(Records from a data collection)
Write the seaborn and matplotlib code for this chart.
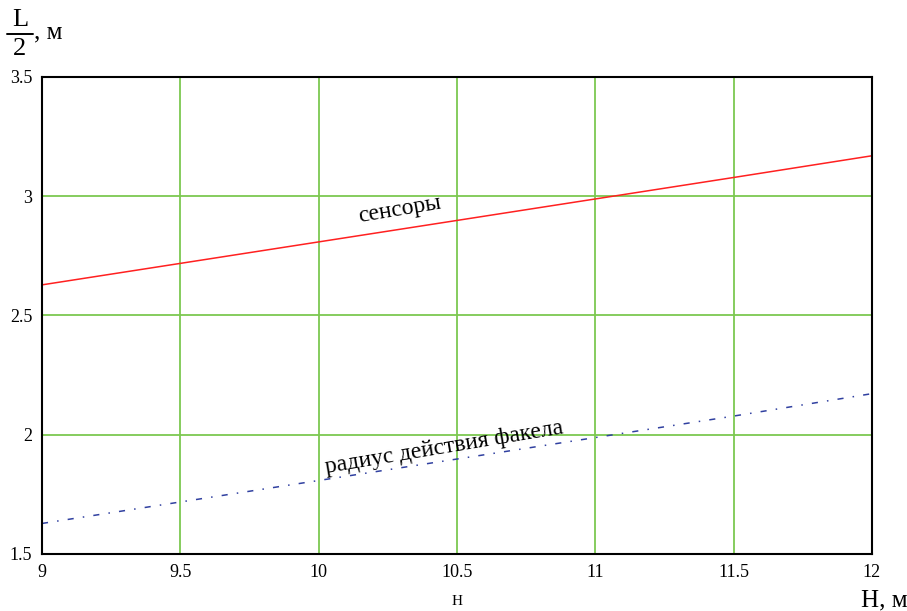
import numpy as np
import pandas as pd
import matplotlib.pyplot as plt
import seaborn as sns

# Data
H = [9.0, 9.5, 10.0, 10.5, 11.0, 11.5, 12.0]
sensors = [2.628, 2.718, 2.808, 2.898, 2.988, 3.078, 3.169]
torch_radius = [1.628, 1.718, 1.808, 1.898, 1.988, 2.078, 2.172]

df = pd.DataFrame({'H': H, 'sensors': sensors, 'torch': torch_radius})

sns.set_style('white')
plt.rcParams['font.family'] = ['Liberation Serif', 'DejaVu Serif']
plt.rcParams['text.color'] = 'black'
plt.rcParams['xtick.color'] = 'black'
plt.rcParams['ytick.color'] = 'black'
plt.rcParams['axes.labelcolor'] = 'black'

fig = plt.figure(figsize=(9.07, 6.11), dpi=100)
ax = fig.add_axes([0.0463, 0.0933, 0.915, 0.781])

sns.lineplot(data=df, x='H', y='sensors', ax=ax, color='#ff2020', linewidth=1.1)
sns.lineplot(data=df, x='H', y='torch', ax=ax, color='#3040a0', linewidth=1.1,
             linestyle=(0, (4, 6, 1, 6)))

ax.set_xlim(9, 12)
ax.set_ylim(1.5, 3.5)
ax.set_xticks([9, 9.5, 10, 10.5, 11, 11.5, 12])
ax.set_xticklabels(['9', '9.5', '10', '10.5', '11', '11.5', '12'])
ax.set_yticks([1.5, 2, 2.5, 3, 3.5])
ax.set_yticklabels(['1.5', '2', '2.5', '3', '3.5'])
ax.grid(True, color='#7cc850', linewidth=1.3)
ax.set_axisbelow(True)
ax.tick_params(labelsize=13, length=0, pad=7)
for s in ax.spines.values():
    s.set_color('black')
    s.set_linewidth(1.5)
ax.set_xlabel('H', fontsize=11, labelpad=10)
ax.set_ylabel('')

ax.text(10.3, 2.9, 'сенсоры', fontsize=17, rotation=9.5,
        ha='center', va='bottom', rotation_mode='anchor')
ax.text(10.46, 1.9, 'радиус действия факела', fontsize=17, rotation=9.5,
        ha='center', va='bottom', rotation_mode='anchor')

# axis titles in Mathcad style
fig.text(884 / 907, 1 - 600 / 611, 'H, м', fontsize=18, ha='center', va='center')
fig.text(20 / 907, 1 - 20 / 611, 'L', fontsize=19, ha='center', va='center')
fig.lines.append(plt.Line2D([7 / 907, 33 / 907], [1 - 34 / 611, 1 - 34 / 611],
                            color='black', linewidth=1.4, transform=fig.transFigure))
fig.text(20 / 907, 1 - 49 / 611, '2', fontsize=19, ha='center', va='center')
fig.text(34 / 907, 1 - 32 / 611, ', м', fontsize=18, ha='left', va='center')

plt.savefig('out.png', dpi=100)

==

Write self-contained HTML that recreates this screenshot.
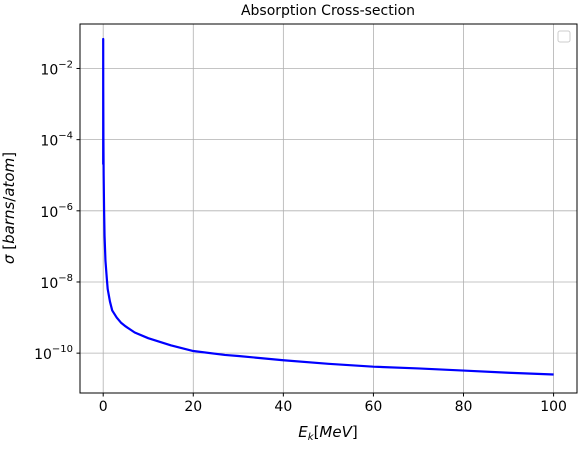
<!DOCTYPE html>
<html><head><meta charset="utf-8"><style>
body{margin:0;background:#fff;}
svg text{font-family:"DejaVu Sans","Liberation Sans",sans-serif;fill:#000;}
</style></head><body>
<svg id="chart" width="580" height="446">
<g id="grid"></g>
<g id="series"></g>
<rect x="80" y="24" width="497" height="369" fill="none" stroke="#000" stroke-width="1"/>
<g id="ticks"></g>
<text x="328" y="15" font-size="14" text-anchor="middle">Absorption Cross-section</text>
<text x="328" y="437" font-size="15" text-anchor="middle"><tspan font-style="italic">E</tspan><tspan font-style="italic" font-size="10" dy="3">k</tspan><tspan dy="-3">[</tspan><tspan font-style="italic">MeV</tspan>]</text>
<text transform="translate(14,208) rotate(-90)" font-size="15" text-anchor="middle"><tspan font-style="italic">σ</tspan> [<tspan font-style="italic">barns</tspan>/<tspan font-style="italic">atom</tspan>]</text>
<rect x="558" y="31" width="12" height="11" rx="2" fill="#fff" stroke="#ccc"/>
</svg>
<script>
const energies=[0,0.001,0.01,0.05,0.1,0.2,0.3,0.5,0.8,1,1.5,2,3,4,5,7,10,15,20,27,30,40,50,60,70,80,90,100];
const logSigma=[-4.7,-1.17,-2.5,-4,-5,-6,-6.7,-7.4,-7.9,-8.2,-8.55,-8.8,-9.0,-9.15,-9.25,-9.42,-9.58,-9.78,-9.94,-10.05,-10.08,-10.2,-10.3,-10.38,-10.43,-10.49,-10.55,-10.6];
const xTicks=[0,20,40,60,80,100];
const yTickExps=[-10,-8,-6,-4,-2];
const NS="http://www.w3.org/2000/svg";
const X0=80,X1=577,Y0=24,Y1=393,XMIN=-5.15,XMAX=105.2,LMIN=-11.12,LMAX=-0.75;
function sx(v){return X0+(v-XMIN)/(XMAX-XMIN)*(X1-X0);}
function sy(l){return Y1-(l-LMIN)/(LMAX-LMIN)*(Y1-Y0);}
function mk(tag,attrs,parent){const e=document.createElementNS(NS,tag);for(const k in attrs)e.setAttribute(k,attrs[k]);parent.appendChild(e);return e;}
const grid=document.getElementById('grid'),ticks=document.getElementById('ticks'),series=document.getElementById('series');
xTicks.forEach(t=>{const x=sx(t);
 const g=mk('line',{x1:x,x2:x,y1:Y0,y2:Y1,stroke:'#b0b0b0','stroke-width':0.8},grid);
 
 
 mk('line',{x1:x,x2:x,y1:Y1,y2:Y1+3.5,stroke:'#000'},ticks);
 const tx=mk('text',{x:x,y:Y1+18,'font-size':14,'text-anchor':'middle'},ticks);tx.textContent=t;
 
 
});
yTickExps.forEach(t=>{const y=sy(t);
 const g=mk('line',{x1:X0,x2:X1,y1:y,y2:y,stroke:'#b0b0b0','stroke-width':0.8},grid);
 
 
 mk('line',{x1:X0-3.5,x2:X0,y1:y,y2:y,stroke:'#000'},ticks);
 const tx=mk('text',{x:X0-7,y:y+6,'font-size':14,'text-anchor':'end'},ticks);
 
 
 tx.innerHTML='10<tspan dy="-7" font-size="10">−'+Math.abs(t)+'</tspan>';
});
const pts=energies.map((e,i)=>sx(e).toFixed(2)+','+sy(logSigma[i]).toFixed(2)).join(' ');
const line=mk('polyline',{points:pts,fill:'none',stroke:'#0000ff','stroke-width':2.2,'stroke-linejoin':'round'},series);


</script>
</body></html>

--

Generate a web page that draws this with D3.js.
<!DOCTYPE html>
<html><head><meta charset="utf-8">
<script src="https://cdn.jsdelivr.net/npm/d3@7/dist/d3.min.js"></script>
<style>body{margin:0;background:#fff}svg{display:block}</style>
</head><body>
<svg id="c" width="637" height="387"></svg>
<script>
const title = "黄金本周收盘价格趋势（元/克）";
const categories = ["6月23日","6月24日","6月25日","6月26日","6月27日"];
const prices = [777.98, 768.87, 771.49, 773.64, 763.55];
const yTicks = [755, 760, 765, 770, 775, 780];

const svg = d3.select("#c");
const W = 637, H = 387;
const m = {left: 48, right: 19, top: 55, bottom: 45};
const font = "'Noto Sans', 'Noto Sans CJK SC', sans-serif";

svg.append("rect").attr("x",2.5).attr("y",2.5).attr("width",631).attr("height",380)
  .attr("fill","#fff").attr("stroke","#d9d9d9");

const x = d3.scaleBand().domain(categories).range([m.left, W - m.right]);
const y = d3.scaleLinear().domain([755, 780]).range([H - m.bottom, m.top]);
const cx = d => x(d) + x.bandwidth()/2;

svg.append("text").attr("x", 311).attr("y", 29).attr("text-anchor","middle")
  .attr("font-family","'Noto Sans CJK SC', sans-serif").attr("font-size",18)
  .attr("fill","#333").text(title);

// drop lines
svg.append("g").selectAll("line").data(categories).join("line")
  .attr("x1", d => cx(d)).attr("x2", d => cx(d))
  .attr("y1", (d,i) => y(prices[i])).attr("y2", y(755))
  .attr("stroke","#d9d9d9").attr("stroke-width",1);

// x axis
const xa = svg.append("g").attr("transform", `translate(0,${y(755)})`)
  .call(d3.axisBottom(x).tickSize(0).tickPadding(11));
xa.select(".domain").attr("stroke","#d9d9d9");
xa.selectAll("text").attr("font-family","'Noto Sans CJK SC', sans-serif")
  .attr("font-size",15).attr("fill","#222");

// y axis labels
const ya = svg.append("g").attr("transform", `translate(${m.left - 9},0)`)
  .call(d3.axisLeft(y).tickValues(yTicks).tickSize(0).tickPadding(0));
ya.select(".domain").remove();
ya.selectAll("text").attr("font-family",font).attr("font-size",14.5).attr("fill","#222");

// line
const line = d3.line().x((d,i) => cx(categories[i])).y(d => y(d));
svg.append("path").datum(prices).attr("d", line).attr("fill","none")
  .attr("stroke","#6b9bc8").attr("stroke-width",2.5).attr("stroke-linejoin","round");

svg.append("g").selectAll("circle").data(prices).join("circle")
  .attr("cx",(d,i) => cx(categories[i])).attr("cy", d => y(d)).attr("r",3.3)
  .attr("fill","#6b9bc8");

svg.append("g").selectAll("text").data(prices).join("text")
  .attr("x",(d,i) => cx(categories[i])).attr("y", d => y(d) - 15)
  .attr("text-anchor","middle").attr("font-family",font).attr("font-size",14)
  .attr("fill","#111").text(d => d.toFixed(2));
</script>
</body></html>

* **What you need to do**: Above are the records. Copy only the lines from the one with "Write the seaborn" through the one with "ax.set_ylabel('')", exactly, with no pictures.

* **Solution to this problem**:
Write the seaborn and matplotlib code for this chart.
import numpy as np
import pandas as pd
import matplotlib.pyplot as plt
import seaborn as sns

# Data
H = [9.0, 9.5, 10.0, 10.5, 11.0, 11.5, 12.0]
sensors = [2.628, 2.718, 2.808, 2.898, 2.988, 3.078, 3.169]
torch_radius = [1.628, 1.718, 1.808, 1.898, 1.988, 2.078, 2.172]

df = pd.DataFrame({'H': H, 'sensors': sensors, 'torch': torch_radius})

sns.set_style('white')
plt.rcParams['font.family'] = ['Liberation Serif', 'DejaVu Serif']
plt.rcParams['text.color'] = 'black'
plt.rcParams['xtick.color'] = 'black'
plt.rcParams['ytick.color'] = 'black'
plt.rcParams['axes.labelcolor'] = 'black'

fig = plt.figure(figsize=(9.07, 6.11), dpi=100)
ax = fig.add_axes([0.0463, 0.0933, 0.915, 0.781])

sns.lineplot(data=df, x='H', y='sensors', ax=ax, color='#ff2020', linewidth=1.1)
sns.lineplot(data=df, x='H', y='torch', ax=ax, color='#3040a0', linewidth=1.1,
             linestyle=(0, (4, 6, 1, 6)))

ax.set_xlim(9, 12)
ax.set_ylim(1.5, 3.5)
ax.set_xticks([9, 9.5, 10, 10.5, 11, 11.5, 12])
ax.set_xticklabels(['9', '9.5', '10', '10.5', '11', '11.5', '12'])
ax.set_yticks([1.5, 2, 2.5, 3, 3.5])
ax.set_yticklabels(['1.5', '2', '2.5', '3', '3.5'])
ax.grid(True, color='#7cc850', linewidth=1.3)
ax.set_axisbelow(True)
ax.tick_params(labelsize=13, length=0, pad=7)
for s in ax.spines.values():
    s.set_color('black')
    s.set_linewidth(1.5)
ax.set_xlabel('H', fontsize=11, labelpad=10)
ax.set_ylabel('')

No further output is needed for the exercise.